A few hours ago I learned that Iain Banks, one of my favorite SF authors over the last twenty years, has been diagnosed with cancer. I was in the middle of writing up some of my research on citizen science and have been kind of gobsmacked for the last hour.
In high school I dreamed of winning a Hugo award for an SF novel, along with a Nobel prize in physics, but now I will be happy to get a research job after I finish my Ph.D. It’s interesting how both dreams and the scope of the future shift over a lifetime. I’m closer to Banks’ age, 59, than I am to high school. And I can feel the slight breeze wandering over my grave that asks what have you left behind for the world or another?
One of the side effects of working on a Ph.D is closing off parts of your life because they take up time that cannot be wasted. I’ve tried to disconnect from politics over the last 3 years because paying attention to that is too much of an emotional drain and an energy sink. I want to add something to an area where people aren’t paying enough attention - namely citizen science and its effects on the relationship between science and society.
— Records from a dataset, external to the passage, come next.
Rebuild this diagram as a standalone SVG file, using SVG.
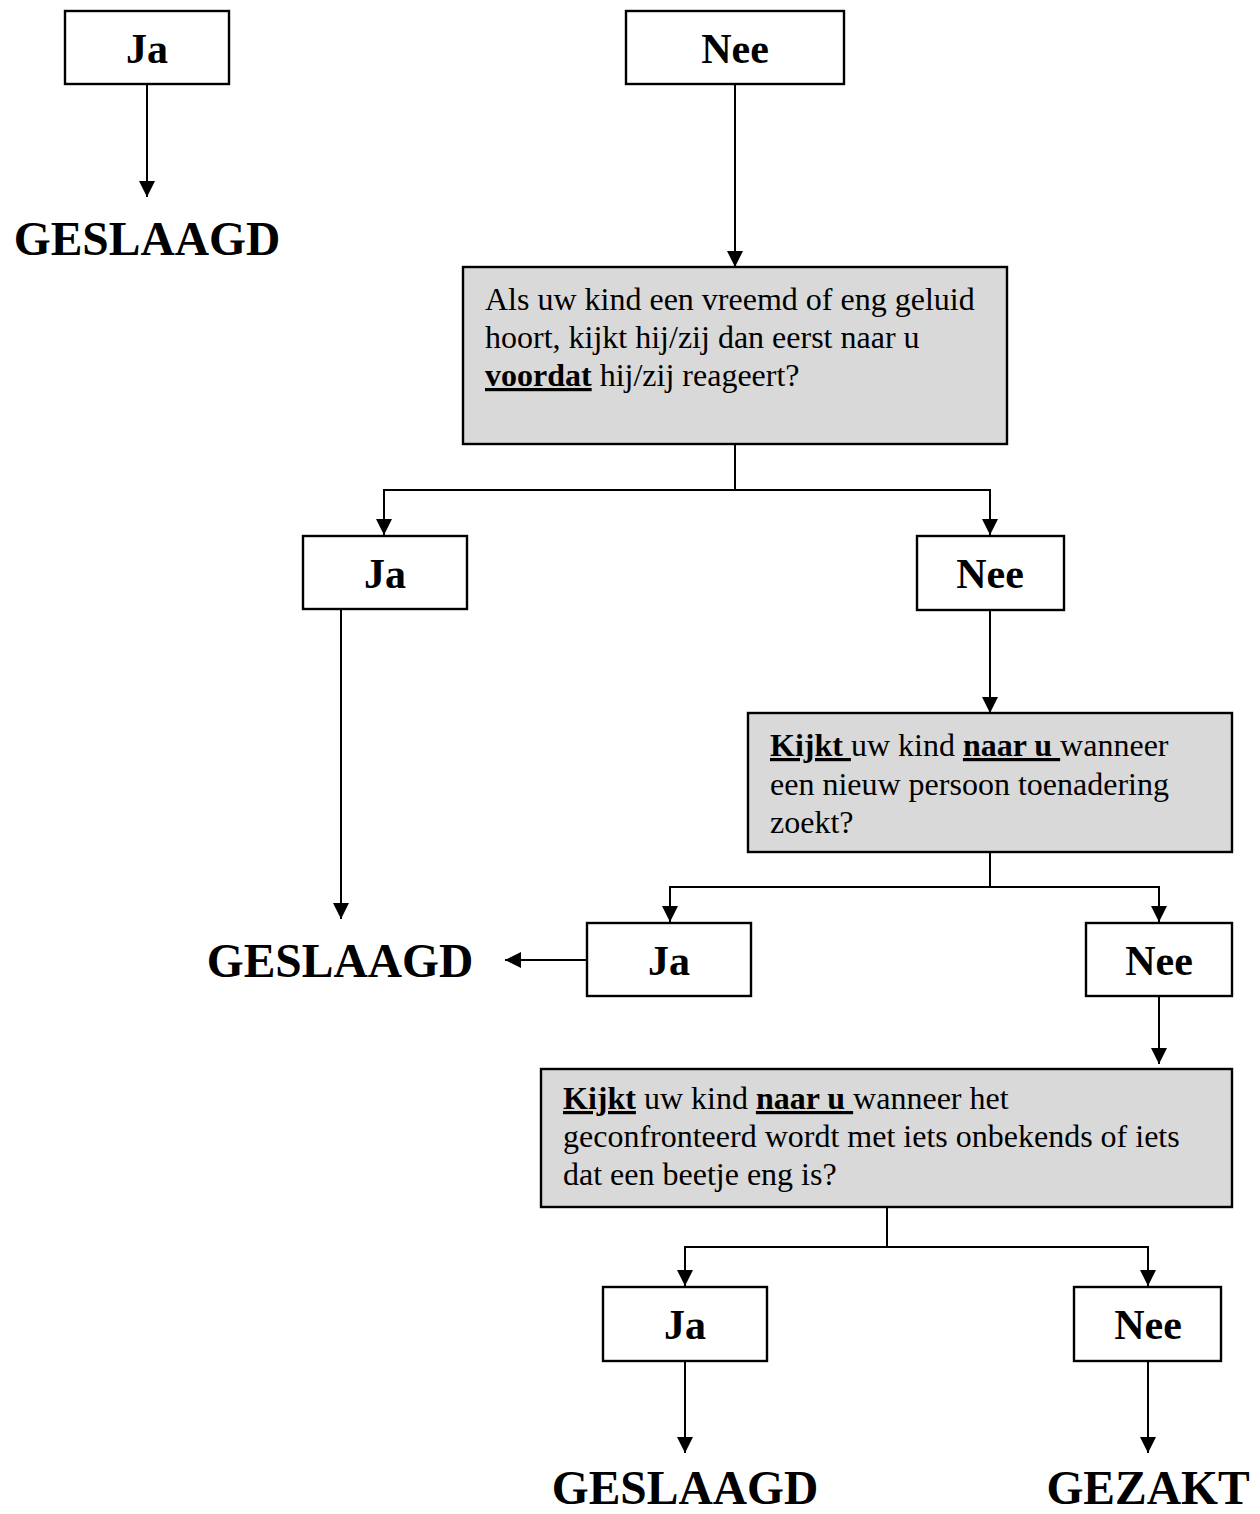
<svg xmlns="http://www.w3.org/2000/svg" width="1260" height="1514" viewBox="0 0 1260 1514">
<style>
.box{fill:#ffffff;stroke:#000;stroke-width:2.4}
.q{fill:#d9d9d9;stroke:#000;stroke-width:2.4}
.lbl{font-family:"Liberation Serif","Times New Roman",serif;font-weight:bold;font-size:42px;text-anchor:middle;fill:#000}
.res{font-family:"Liberation Serif","Times New Roman",serif;font-weight:bold;font-size:47.5px;text-anchor:middle;fill:#000}
.qt{font-family:"Liberation Serif","Times New Roman",serif;font-size:32px;fill:#000}
.u{font-weight:bold;text-decoration:underline}
.c{fill:none;stroke:#000;stroke-width:2}
</style>
<defs>
<marker id="ah" markerUnits="userSpaceOnUse" markerWidth="16" markerHeight="16" refX="16" refY="8" orient="auto">
<path d="M0,0 L16,8 L0,16 z" fill="#000"/>
</marker>
</defs>
<rect width="1260" height="1514" fill="#fff"/>

<g id="connectors">
<path class="c" d="M147,84 V197" marker-end="url(#ah)"/>
<path class="c" d="M735,84 V267" marker-end="url(#ah)"/>
<path class="c" d="M735,444 V490"/>
<path class="c" d="M735,490 H384 V535" marker-end="url(#ah)"/>
<path class="c" d="M735,490 H990 V535" marker-end="url(#ah)"/>
<path class="c" d="M341,606 V919" marker-end="url(#ah)"/>
<path class="c" d="M990,610 V713" marker-end="url(#ah)"/>
<path class="c" d="M990,852 V887"/>
<path class="c" d="M990,887 H670 V922" marker-end="url(#ah)"/>
<path class="c" d="M990,887 H1159 V922" marker-end="url(#ah)"/>
<path class="c" d="M587,960 H505" marker-end="url(#ah)"/>
<path class="c" d="M1159,996 V1064" marker-end="url(#ah)"/>
<path class="c" d="M887,1207 V1247"/>
<path class="c" d="M887,1247 H685 V1286" marker-end="url(#ah)"/>
<path class="c" d="M887,1247 H1148 V1286" marker-end="url(#ah)"/>
<path class="c" d="M685,1361 V1453" marker-end="url(#ah)"/>
<path class="c" d="M1148,1361 V1453" marker-end="url(#ah)"/>
</g>

<g id="ja1">
<rect class="box" x="65" y="11" width="164" height="73"/>
<text class="lbl" x="147" y="63">Ja</text>
</g>
<g id="res1">
<text class="res" x="147" y="255">GESLAAGD</text>
</g>
<g id="nee1">
<rect class="box" x="626" y="11" width="218" height="73"/>
<text class="lbl" x="735" y="63">Nee</text>
</g>

<g id="q1">
<rect class="q" x="463" y="267" width="544" height="177"/>
<text class="qt" x="485" y="310">Als uw kind een vreemd of eng geluid</text>
<text class="qt" x="485" y="348">hoort, kijkt hij/zij dan eerst naar u</text>
<text class="qt" x="485" y="386"><tspan class="u">voordat</tspan> hij/zij reageert?</text>
</g>

<g id="ja2">
<rect class="box" x="303" y="536" width="164" height="73"/>
<text class="lbl" x="385" y="588">Ja</text>
</g>
<g id="nee2">
<rect class="box" x="917" y="536" width="147" height="74"/>
<text class="lbl" x="990" y="588">Nee</text>
</g>
<g id="res2">
<text class="res" x="340" y="977">GESLAAGD</text>
</g>

<g id="q2">
<rect class="q" x="748" y="713" width="484" height="139"/>
<text class="qt" x="770" y="756"><tspan class="u">Kijkt </tspan>uw kind <tspan class="u">naar u </tspan>wanneer</text>
<text class="qt" x="770" y="795">een nieuw persoon toenadering</text>
<text class="qt" x="770" y="833">zoekt?</text>
</g>

<g id="ja3">
<rect class="box" x="587" y="923" width="164" height="73"/>
<text class="lbl" x="669" y="975">Ja</text>
</g>
<g id="nee3">
<rect class="box" x="1086" y="923" width="146" height="73"/>
<text class="lbl" x="1159" y="975">Nee</text>
</g>

<g id="q3">
<rect class="q" x="541" y="1069" width="691" height="138"/>
<text class="qt" x="563" y="1109"><tspan class="u">Kijkt</tspan> uw kind <tspan class="u">naar u </tspan>wanneer het</text>
<text class="qt" x="563" y="1147">geconfronteerd wordt met iets onbekends of iets</text>
<text class="qt" x="563" y="1185">dat een beetje eng is?</text>
</g>

<g id="ja4">
<rect class="box" x="603" y="1287" width="164" height="74"/>
<text class="lbl" x="685" y="1339">Ja</text>
</g>
<g id="nee4">
<rect class="box" x="1074" y="1287" width="147" height="74"/>
<text class="lbl" x="1148" y="1339">Nee</text>
</g>
<g id="res3">
<text class="res" x="685" y="1504">GESLAAGD</text>
</g>
<g id="res4">
<text class="res" x="1148" y="1504">GEZAKT</text>
</g>
</svg>
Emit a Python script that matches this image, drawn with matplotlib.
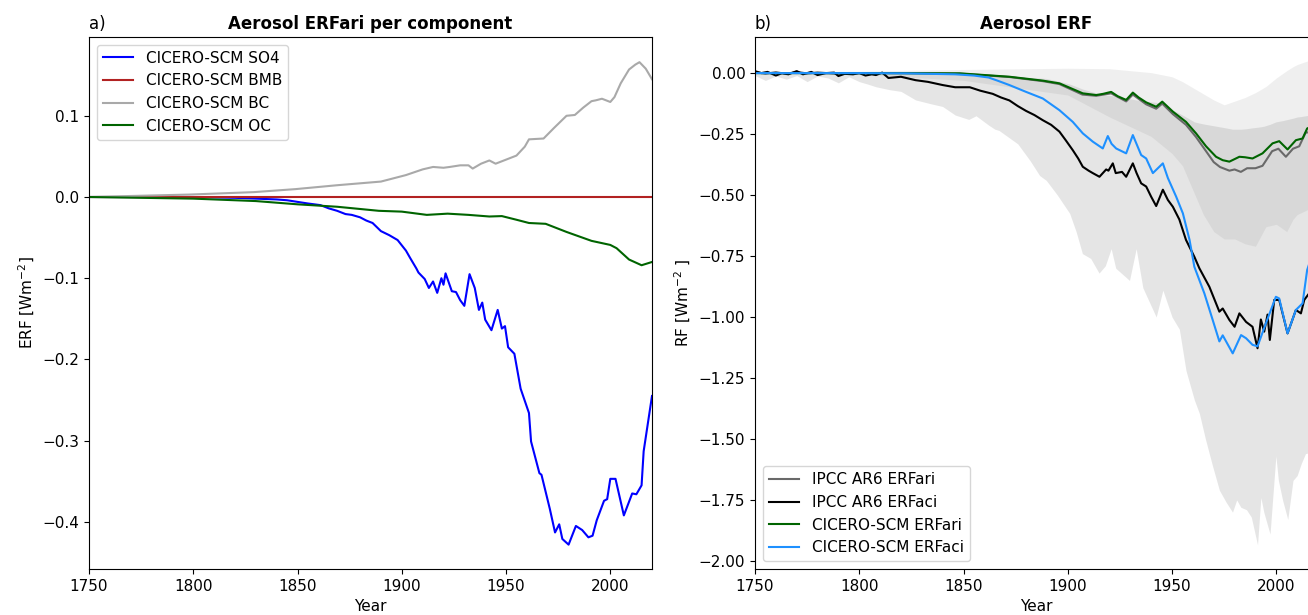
import matplotlib
matplotlib.use("Agg")
import matplotlib.pyplot as plt

plt.rcParams["font.size"] = 11

# ---------------- Panel a) data ----------------
so4_years = [1750, 1800, 1820, 1830, 1840, 1845, 1850, 1855, 1861, 1865, 1869, 1873, 1876, 1880, 1883, 1886,
             1890, 1894, 1898, 1902, 1904, 1907, 1908, 1911, 1913, 1915, 1917, 1919, 1920, 1921, 1924, 1926,
             1928, 1930, 1932.5, 1935, 1937, 1938.6, 1940, 1943, 1946, 1948, 1949.5, 1951, 1954, 1957, 1961,
             1962, 1966, 1967, 1971, 1973.5, 1975.5, 1977, 1980, 1983.5, 1986.5, 1989.5, 1991.5, 1993.5, 1997,
             1998.5, 2000, 2002.5, 2006.5, 2010.5, 2012.5, 2015, 2016, 2020]
so4_vals = [0.0, 0.0, -0.001, -0.002, -0.003, -0.004, -0.006, -0.008, -0.010, -0.014, -0.017, -0.021, -0.022,
            -0.025, -0.029, -0.032, -0.042, -0.047, -0.053, -0.066, -0.075, -0.088, -0.093, -0.101, -0.112,
            -0.104, -0.118, -0.100, -0.108, -0.094, -0.116, -0.117, -0.127, -0.134, -0.095, -0.112, -0.139,
            -0.130, -0.151, -0.164, -0.139, -0.162, -0.159, -0.185, -0.193, -0.236, -0.266, -0.301, -0.340,
            -0.342, -0.384, -0.413, -0.403, -0.421, -0.428, -0.405, -0.410, -0.419, -0.417, -0.398, -0.374,
            -0.372, -0.347, -0.347, -0.392, -0.365, -0.366, -0.355, -0.313, -0.245]

bmb_years = [1750, 2020]
bmb_vals = [0.0, 0.0]

bc_years = [1750, 1798, 1829, 1849, 1869, 1890, 1902, 1910, 1915, 1920, 1923, 1928, 1932, 1934, 1938, 1942,
            1945, 1950, 1955, 1959, 1961, 1968, 1973, 1979, 1983, 1987, 1991, 1993, 1996, 2000, 2002, 2005,
            2009, 2012, 2014, 2017, 2020]
bc_vals = [0.0, 0.003, 0.006, 0.0097, 0.0145, 0.019, 0.027, 0.034, 0.037, 0.036, 0.037, 0.039, 0.039, 0.035,
           0.041, 0.045, 0.041, 0.046, 0.051, 0.062, 0.071, 0.072, 0.085, 0.100, 0.101, 0.110, 0.118, 0.119,
           0.121, 0.117, 0.123, 0.140, 0.157, 0.163, 0.166, 0.158, 0.145]

oc_years = [1750, 1800, 1830, 1850, 1869, 1889, 1900, 1912, 1922, 1932, 1942, 1948, 1955, 1961, 1969, 1979,
            1991, 2000, 2003, 2009, 2015, 2020]
oc_vals = [0.0, -0.002, -0.005, -0.009, -0.012, -0.017, -0.018, -0.022, -0.0205, -0.022, -0.024, -0.0235,
           -0.028, -0.032, -0.033, -0.043, -0.054, -0.059, -0.063, -0.077, -0.084, -0.080]

# ---------------- Panel b) data ----------------
ipcc_ari_years = [1750, 1755, 1760, 1765, 1770, 1775, 1780, 1790, 1800, 1820, 1848, 1872, 1888, 1896, 1907,
                  1913.6, 1920.8, 1928, 1931.2, 1937.6, 1942.4, 1945.3, 1950.4, 1956.7, 1961.5, 1966.3,
                  1970, 1973, 1977.5, 1980, 1983, 1986, 1990, 1993.4, 1998, 2001, 2004.6, 2008, 2011, 2014, 2019]
ipcc_ari_vals = [0.005, -0.003, 0.004, -0.004, 0.006, -0.002, 0.003, -0.004, 0.0, 0.0, -0.002, -0.016, -0.033,
                 -0.045, -0.088, -0.093, -0.083, -0.116, -0.088, -0.128, -0.146, -0.125, -0.168, -0.212,
                 -0.262, -0.320, -0.365, -0.385, -0.400, -0.395, -0.405, -0.390, -0.390, -0.380, -0.320,
                 -0.310, -0.343, -0.310, -0.300, -0.245, -0.235]

ipcc_aci_years = [1750, 1753, 1756, 1760, 1763, 1766, 1770, 1773, 1777, 1780, 1784, 1788, 1790, 1793, 1797,
                  1800, 1803, 1806, 1808, 1811, 1814, 1820, 1827, 1833, 1840, 1846, 1853, 1858, 1864, 1868,
                  1872, 1876, 1880, 1884, 1888, 1892, 1896, 1899, 1902.4, 1905, 1907.2, 1910, 1912, 1915.2,
                  1918.4, 1919.5, 1921.6, 1923, 1926, 1928, 1931.2, 1933, 1935.2, 1937.6, 1940, 1942.4, 1945.6,
                  1948, 1950.4, 1953.5, 1956.7, 1960.7, 1963.1, 1967.9, 1971.1, 1972.7, 1974.3, 1977.5, 1980,
                  1982.3, 1985.5, 1988.6, 1991, 1992.6, 1994.2, 1995.8, 1996.9, 1999, 2001.4, 2005.4, 2009.4,
                  2011.8, 2013.4, 2016, 2019]
ipcc_aci_vals = [0.008, 0.0, 0.005, -0.010, 0.0, -0.005, 0.008, -0.005, 0.005, -0.008, 0.0, 0.002, -0.012,
                 -0.003, -0.005, 0.0, -0.010, -0.005, -0.008, 0.002, -0.020, -0.015, -0.029, -0.036, -0.049,
                 -0.058, -0.058, -0.072, -0.085, -0.100, -0.112, -0.135, -0.155, -0.172, -0.193, -0.212,
                 -0.240, -0.275, -0.316, -0.350, -0.384, -0.400, -0.410, -0.425, -0.395, -0.400, -0.370,
                 -0.410, -0.405, -0.425, -0.370, -0.410, -0.452, -0.465, -0.507, -0.545, -0.478, -0.520,
                 -0.548, -0.600, -0.684, -0.753, -0.800, -0.876, -0.944, -0.978, -0.965, -1.012, -1.040,
                 -0.985, -1.020, -1.040, -1.128, -1.010, -1.060, -0.990, -1.094, -0.930, -0.930, -1.067,
                 -0.971, -0.985, -0.930, -0.900, -0.880]

cicero_ari_years = [1750, 1800, 1848.2, 1872.1, 1888.1, 1896, 1907.2, 1913.6, 1917, 1920.8, 1924, 1928,
                    1931.2, 1934, 1937.6, 1942.4, 1945.3, 1950.4, 1956.7, 1961.5, 1966.3, 1971.1, 1974.3,
                    1977.5, 1982.3, 1985, 1988.6, 1993.4, 1998.2, 2001.4, 2005.4, 2009.4, 2012.6, 2014.8, 2019]
cicero_ari_vals = [0.0, 0.0, -0.001, -0.015, -0.031, -0.042, -0.083, -0.090, -0.085, -0.077, -0.095, -0.110,
                   -0.080, -0.100, -0.120, -0.138, -0.117, -0.158, -0.200, -0.247, -0.300, -0.343, -0.357,
                   -0.363, -0.343, -0.345, -0.350, -0.329, -0.288, -0.279, -0.313, -0.275, -0.268, -0.227,
                   -0.210]

cicero_aci_years = [1750, 1800, 1822, 1846, 1855, 1862, 1866, 1872, 1880, 1888, 1896, 1902.4, 1907.2, 1912,
                    1916.8, 1919.2, 1921, 1923.2, 1928, 1931.2, 1935.2, 1937.6, 1940.8, 1945.6, 1948, 1952,
                    1955.2, 1958.4, 1960.7, 1965.5, 1969.5, 1972.7, 1974.3, 1979.1, 1983.1, 1985.5, 1988.6,
                    1991, 1995, 1999.8, 2001.4, 2005.4, 2009.4, 2012.6, 2014.8, 2019]
cicero_aci_vals = [0.0, 0.0, -0.001, -0.005, -0.010, -0.018, -0.030, -0.049, -0.077, -0.104, -0.152, -0.200,
                   -0.247, -0.281, -0.309, -0.258, -0.290, -0.309, -0.329, -0.254, -0.336, -0.350, -0.410,
                   -0.370, -0.430, -0.507, -0.575, -0.684, -0.794, -0.903, -1.012, -1.100, -1.075, -1.149,
                   -1.074, -1.087, -1.114, -1.120, -1.026, -0.917, -0.924, -1.067, -0.971, -0.944, -0.807,
                   -0.700]

# IPCC AR6 ERFari uncertainty range (upper / lower)
ari_rng_years = [1750, 1800, 1850, 1900, 1920, 1940, 1950, 1955, 1960, 1965, 1970, 1975, 1980, 1985, 1990,
                 1995, 2000, 2005, 2008, 2010, 2015, 2019]
ari_rng_upper = [0.005, 0.008, 0.015, 0.020, 0.018, 0.002, -0.015, -0.035, -0.060, -0.085, -0.110, -0.130,
                 -0.115, -0.100, -0.080, -0.055, -0.020, 0.010, 0.026, 0.035, 0.050, 0.049]
ari_rng_lower = [0.0, -0.005, -0.030, -0.090, -0.180, -0.260, -0.330, -0.380, -0.480, -0.580, -0.650, -0.680,
                 -0.680, -0.700, -0.710, -0.630, -0.620, -0.650, -0.600, -0.580, -0.560, -0.550]

# IPCC AR6 ERFaci uncertainty range (upper / lower)
aci_rng_years = [1750, 1755, 1760, 1765, 1770, 1775, 1780, 1785, 1790, 1795, 1800, 1804, 1808, 1814.5, 1820,
                 1827, 1834, 1840, 1846, 1852.5, 1856, 1862, 1865, 1867, 1876, 1882, 1886.5, 1889.7, 1895,
                 1900.9, 1904, 1907, 1911, 1915, 1918, 1920.8, 1923, 1929.6, 1932.8, 1936, 1942.4, 1945.6,
                 1950, 1953.5, 1956.7, 1960.7, 1963.1, 1966, 1969.4, 1972.7, 1976, 1979, 1981, 1983, 1985.7,
                 1988, 1991, 1992.6, 1994, 1997, 1999.8, 2001, 2003, 2005.5, 2008, 2010, 2012, 2014, 2019]
aci_rng_upper = [0.0, 0.0, 0.0, 0.0, 0.0, 0.0, 0.0, 0.0, 0.0, 0.0, 0.0, 0.0, 0.0, 0.0, 0.0, 0.0, -0.001,
                 -0.002, -0.004, -0.006, -0.008, -0.010, -0.011, -0.012, -0.015, -0.018, -0.020, -0.022,
                 -0.032, -0.045, -0.055, -0.065, -0.075, -0.085, -0.090, -0.092, -0.095, -0.105, -0.110,
                 -0.115, -0.120, -0.125, -0.150, -0.165, -0.180, -0.200, -0.205, -0.210, -0.215, -0.220,
                 -0.225, -0.230, -0.230, -0.230, -0.228, -0.225, -0.222, -0.220, -0.218, -0.210, -0.200,
                 -0.198, -0.195, -0.190, -0.185, -0.180, -0.178, -0.175, -0.170]
aci_rng_lower = [-0.010, -0.030, -0.012, -0.025, -0.010, -0.035, -0.012, -0.020, -0.040, -0.015, -0.035,
                 -0.045, -0.056, -0.068, -0.075, -0.110, -0.125, -0.137, -0.172, -0.190, -0.175, -0.213,
                 -0.230, -0.235, -0.290, -0.360, -0.420, -0.440, -0.500, -0.575, -0.650, -0.740, -0.760,
                 -0.820, -0.790, -0.720, -0.800, -0.850, -0.720, -0.880, -1.000, -0.890, -1.000, -1.050,
                 -1.220, -1.340, -1.395, -1.500, -1.610, -1.710, -1.760, -1.800, -1.750, -1.780, -1.790,
                 -1.820, -1.934, -1.740, -1.800, -1.890, -1.570, -1.670, -1.750, -1.830, -1.670, -1.650,
                 -1.600, -1.560, -1.550]

W, H = 1308, 615
fig = plt.figure(figsize=(W / 100, H / 100), dpi=100)

ax1 = fig.add_axes([89 / W, 1 - 569 / H, (652 - 89) / W, (569 - 37) / H])
ax2 = fig.add_axes([755 / W, 1 - 569 / H, (652 - 89) / W, (569 - 37) / H])

# ---- panel a ----
ax1.plot(so4_years, so4_vals, color="blue", lw=1.5, label="CICERO-SCM SO4")
ax1.plot(bmb_years, bmb_vals, color="firebrick", lw=1.5, label="CICERO-SCM BMB")
ax1.plot(bc_years, bc_vals, color="darkgray", lw=1.5, label="CICERO-SCM BC")
ax1.plot(oc_years, oc_vals, color="darkgreen", lw=1.5, label="CICERO-SCM OC")
ax1.set_xlim(1750, 2020)
ax1.set_ylim(-0.458, 0.197)
ax1.set_xlabel("Year")
ax1.set_ylabel("ERF [Wm$^{-2}$]")
ax1.set_title("Aerosol ERFari per component", fontweight="bold", fontsize=12)
ax1.set_title("a)", loc="left", fontsize=12)
ax1.legend(loc="upper left", fontsize=11)

# ---- panel b ----
ax2.fill_between(ari_rng_years, ari_rng_lower, ari_rng_upper, color="gray", alpha=0.12, lw=0)
ax2.fill_between(aci_rng_years, aci_rng_lower, aci_rng_upper, color="gray", alpha=0.2, lw=0)
ax2.plot(ipcc_ari_years, ipcc_ari_vals, color="dimgray", lw=1.5, label="IPCC AR6 ERFari")
ax2.plot(ipcc_aci_years, ipcc_aci_vals, color="black", lw=1.5, label="IPCC AR6 ERFaci")
ax2.plot(cicero_ari_years, cicero_ari_vals, color="darkgreen", lw=1.5, label="CICERO-SCM ERFari")
ax2.plot(cicero_aci_years, cicero_aci_vals, color="dodgerblue", lw=1.5, label="CICERO-SCM ERFaci")
ax2.set_xlim(1750, 2020)
ax2.set_ylim(-2.033, 0.148)
ax2.set_xlabel("Year")
ax2.set_ylabel("RF [Wm$^{-2}$ ]")
ax2.set_title("Aerosol ERF", fontweight="bold", fontsize=12)
ax2.set_title("b)", loc="left", fontsize=12)
ax2.legend(loc="lower left", fontsize=11)

fig.savefig("out.png", dpi=100)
But being a specialist means that the audience for your ideas is limited. Few people care about the history behind the sociology of science or the twisted tracks that distinguish correspondence, coherentist, and deflationary accounts of truth. But, at the same time, the only way forward for humans as a whole is for each person to put their shoulder to the wheel and try to push a tiny piece forward. I’m toiling at it as best I can. Are you?